8 Responses to “Rififi”

  1. Seems like a great addition to my watchlist. Nice review.


  2. Great review of a film I’ve been wanting to see for years. I’ve even considered importing it…


  3. Great review! Had never heard of Rififi before but you’ve gotten me interested.


  4. good review mark. besides the 5 stars, the fact that it influenced Mission Impossible alone makes me want to see this already. now i will just need to search for it.


  5. I had never heard of this movie, so didn’t know what to expect. I was amazed at how awesome it was. That brilliant robbery seemed like it was really happening, the silence, the intensity. I loved it!


  6. I agree completely. “Rififi” is maybe the best film of its type ever.

    There are a couple of points worth making about its background though. Jules Dassin had been working in Hollywood when Robert Siodmak directed two very good crime films, “The Killers” and “Criss Cross”, in both of which a robbery takes place that’s crucial to the plot and takes up a lot of screen time. And a couple of years later John Huston made “The Asphalt Jungle”, which proved to be the prototype for films of this sort. In France Jacques Becker directed “Touchez Pas au Grisbi” in 1954, and Jean Pierre Melville did “Bob le Flambeur” a year or two later, maybe preceding “Rififi” or maybe influenced by it; I’m not sure.

    Whatever contributed to the movie’s being as good as it was though, it does stand out among Jules Dassin’s efforts. Most of the films he made before 1948 were tendentious or unsubtle or both, “Brute Force” being a prime example. By the time he made “The Naked City” and then “Night and the City”, he’d learned the knack of toning down his characters so they’d be more believeable and he’d mastered the kind of on-location shooting he put to such good use in “Rififi”. It was a style that proved to be of more lasting interest to Becker and Melville than to Jules Dassin though. Whatever adjectives you might apply to Dassin’s later films like “Never on Sunday” or “Topkapi”, understated and subtle are not among them. Who knows? Maybe it was Melina Mercouri’s extravagant personality that undid the progress her boyfriend had made toward a simpler, more convincing style. Whatever the case and however it happened, I guess we ought to be glad Jules Dassin did get it right at least once and spectacularly so.

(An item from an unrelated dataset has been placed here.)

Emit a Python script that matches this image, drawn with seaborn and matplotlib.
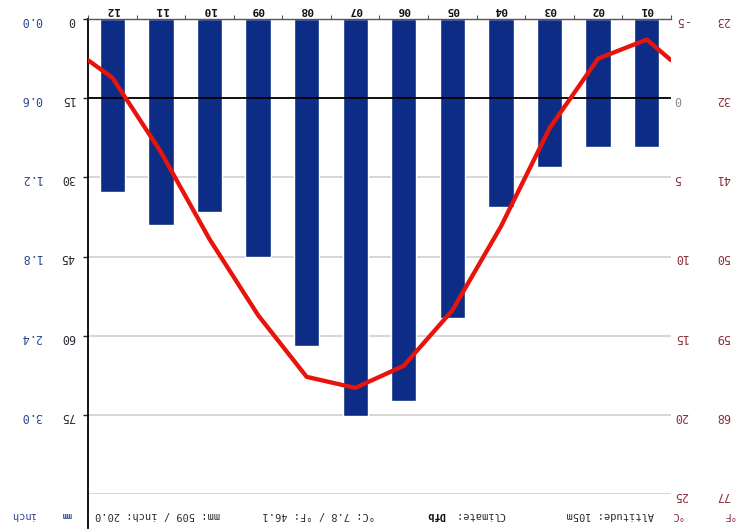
import numpy as np
import pandas as pd
import matplotlib
matplotlib.use("Agg")
import matplotlib.pyplot as plt
import seaborn as sns

# data read from the (upside-down) climate chart
months = ["01", "02", "03", "04", "05", "06", "07", "08", "09", "10", "11", "12"]
precip_mm = [24.3, 24.3, 28.1, 35.7, 56.6, 72.3, 75.2, 61.9, 45.0, 36.5, 39.1, 32.8]
temp_c = [-3.7, -2.5, 1.9, 8.1, 13.4, 16.9, 18.3, 17.6, 13.7, 8.9, 3.4, -1.3]
edge_temp_c = -2.4  # value of the line where it meets both chart edges

mm_ticks = [0, 15, 30, 45, 60, 75]
mm_labels = ["0", "15", "30", "45", "60", "75"]
inch_labels = ["0.0", "0.6", "1.2", "1.8", "2.4", "3.0"]
c_ticks = [-5, 0, 5, 10, 15, 20, 25]
c_labels = ["-5", "0", "5", "10", "15", "20", "25"]
f_labels = ["23", "32", "41", "50", "59", "68", "77"]

BAR = "#0c2c86"
RED = "#e8140c"
BLUE = "#2c4a8e"
MAROON = "#8a2f3a"
DARK = "#2a2a32"

sns.set_style("white")
plt.rcParams["font.family"] = ["DejaVu Sans Mono", "DejaVu Sans"]

fig = plt.figure(figsize=(7.39, 5.30), dpi=100)
ax = fig.add_axes([88 / 739, 1 - 494 / 530, 583 / 739, 475 / 530])

# precipitation bars
pos = np.arange(len(months))
df = pd.DataFrame({"pos": pos, "mm": precip_mm})
sns.barplot(data=df, x="pos", y="mm", native_scale=True, color=BAR,
            saturation=1, width=0.52, ax=ax, zorder=2)
ax.set_xlim(11.5, -0.5)
ax.set_ylim(90, 0)
ax.set_xlabel("")
ax.set_ylabel("")

ax.set_xticks(pos, labels=months)
ax.set_xticks(np.arange(-0.5, 12, 1), minor=True)
ax.xaxis.tick_top()
ax.tick_params(axis="x", which="major", length=0, pad=3, labelrotation=180,
               labelsize=8, labelcolor="#111111")
ax.tick_params(axis="x", which="minor", length=3, width=0.8, color="#555555")
for lab in ax.get_xticklabels():
    lab.set_fontweight("bold")

ax.set_yticks(mm_ticks, labels=mm_labels)
ax.set_yticks([90], minor=True)
ax.tick_params(axis="y", which="major", left=True, length=3.5, width=1, pad=6,
               labelrotation=180, labelsize=8.5, labelcolor=DARK)
ax.tick_params(axis="y", which="minor", length=0)
ax.yaxis.grid(True, which="both", color="#d0d0d0", lw=1.2)
ax.xaxis.grid(False, which="both")
ax.set_axisbelow(True)

ax.spines["right"].set_visible(False)
ax.spines["bottom"].set_visible(False)
ax.spines["top"].set_color("#555555")
ax.spines["top"].set_linewidth(1)
ax.spines["left"].set_color("black")
ax.spines["left"].set_linewidth(1.3)
ax.spines["left"].set_bounds(0, 96.4)

# inch labels
sec_in = ax.secondary_yaxis(-0.079)
sec_in.set_alignment("left")
sec_in.set_yticks(mm_ticks, labels=inch_labels)
sec_in.tick_params(length=0, pad=0, labelrotation=180, labelsize=8.5,
                   labelcolor=BLUE)
for s in sec_in.spines.values():
    s.set_visible(False)

# temperature line
ax2 = ax.twinx()
ax2.set_ylim(25, -5)
line_x = np.concatenate([[-0.5], pos, [11.5]])
line_t = [edge_temp_c] + temp_c + [edge_temp_c]
ax2.axhline(0, color="black", lw=1.3, zorder=1)
sns.lineplot(x=line_x, y=line_t, color=RED, lw=3.1, ax=ax2, zorder=3)
ax2.set_xlim(11.5, -0.5)
ax2.set_xlabel("")
ax2.set_ylabel("")
ax2.grid(False)
for s in ax2.spines.values():
    s.set_visible(False)
ax2.set_yticks(c_ticks, labels=c_labels)
ax2.tick_params(axis="y", right=True, length=0, pad=2, labelrotation=180,
                labelsize=8.5, labelcolor=MAROON)
ax2.get_yticklabels()[1].set_color("#8a8a8a")

sec_f = ax2.secondary_yaxis(1.077)
sec_f.set_alignment("right")
sec_f.set_yticks(c_ticks, labels=f_labels)
sec_f.tick_params(length=0, pad=0, labelrotation=180, labelsize=8.5,
                  labelcolor=MAROON)
for s in sec_f.spines.values():
    s.set_visible(False)

# footer line (upside down like the rest)
ty = 1 - 515 / 530
fs = 7.5
fig.text(24 / 739, ty, "inch", rotation=180, ha="center", va="center",
         color=BLUE, fontsize=fs)
fig.text(67 / 739, ty, "mm", rotation=180, ha="center", va="center",
         color=BLUE, fontsize=6, fontweight="bold")
fig.text(158 / 739, ty, "mm: 509 / inch: 20.0", rotation=180, ha="center",
         va="center", color=DARK, fontsize=fs)
fig.text(319 / 739, ty, "°C: 7.8 / °F: 46.1", rotation=180, ha="center",
         va="center", color=DARK, fontsize=fs)
fig.text(436 / 739, ty, "Dfb", rotation=180, ha="center", va="center",
         color="#111111", fontsize=fs, fontweight="bold")
fig.text(480 / 739, ty, "Climate:", rotation=180, ha="center", va="center",
         color=DARK, fontsize=fs)
fig.text(610 / 739, ty, "Altitude: 105m", rotation=180, ha="center",
         va="center", color=DARK, fontsize=fs)
fig.text(676 / 739, ty, "°C", rotation=180, ha="center", va="center",
         color=MAROON, fontsize=fs)
fig.text(728 / 739, ty, "°F", rotation=180, ha="center", va="center",
         color=MAROON, fontsize=fs)

fig.savefig("out.png", dpi=100, facecolor="white")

    • Your knowledge of classic films is so thorough. You’ve given me a nice list of titles to check out. The Killers (1946) features Burt Lancaster in his screen debut. Brute Force, his second film, which you found heavy-handed, even has some acclaim as well. As you’ve pointed out, Rififi certainly wasn’t the first crime film with a robbery, but it certainly was a very influential one. Thanks for your well informed comments.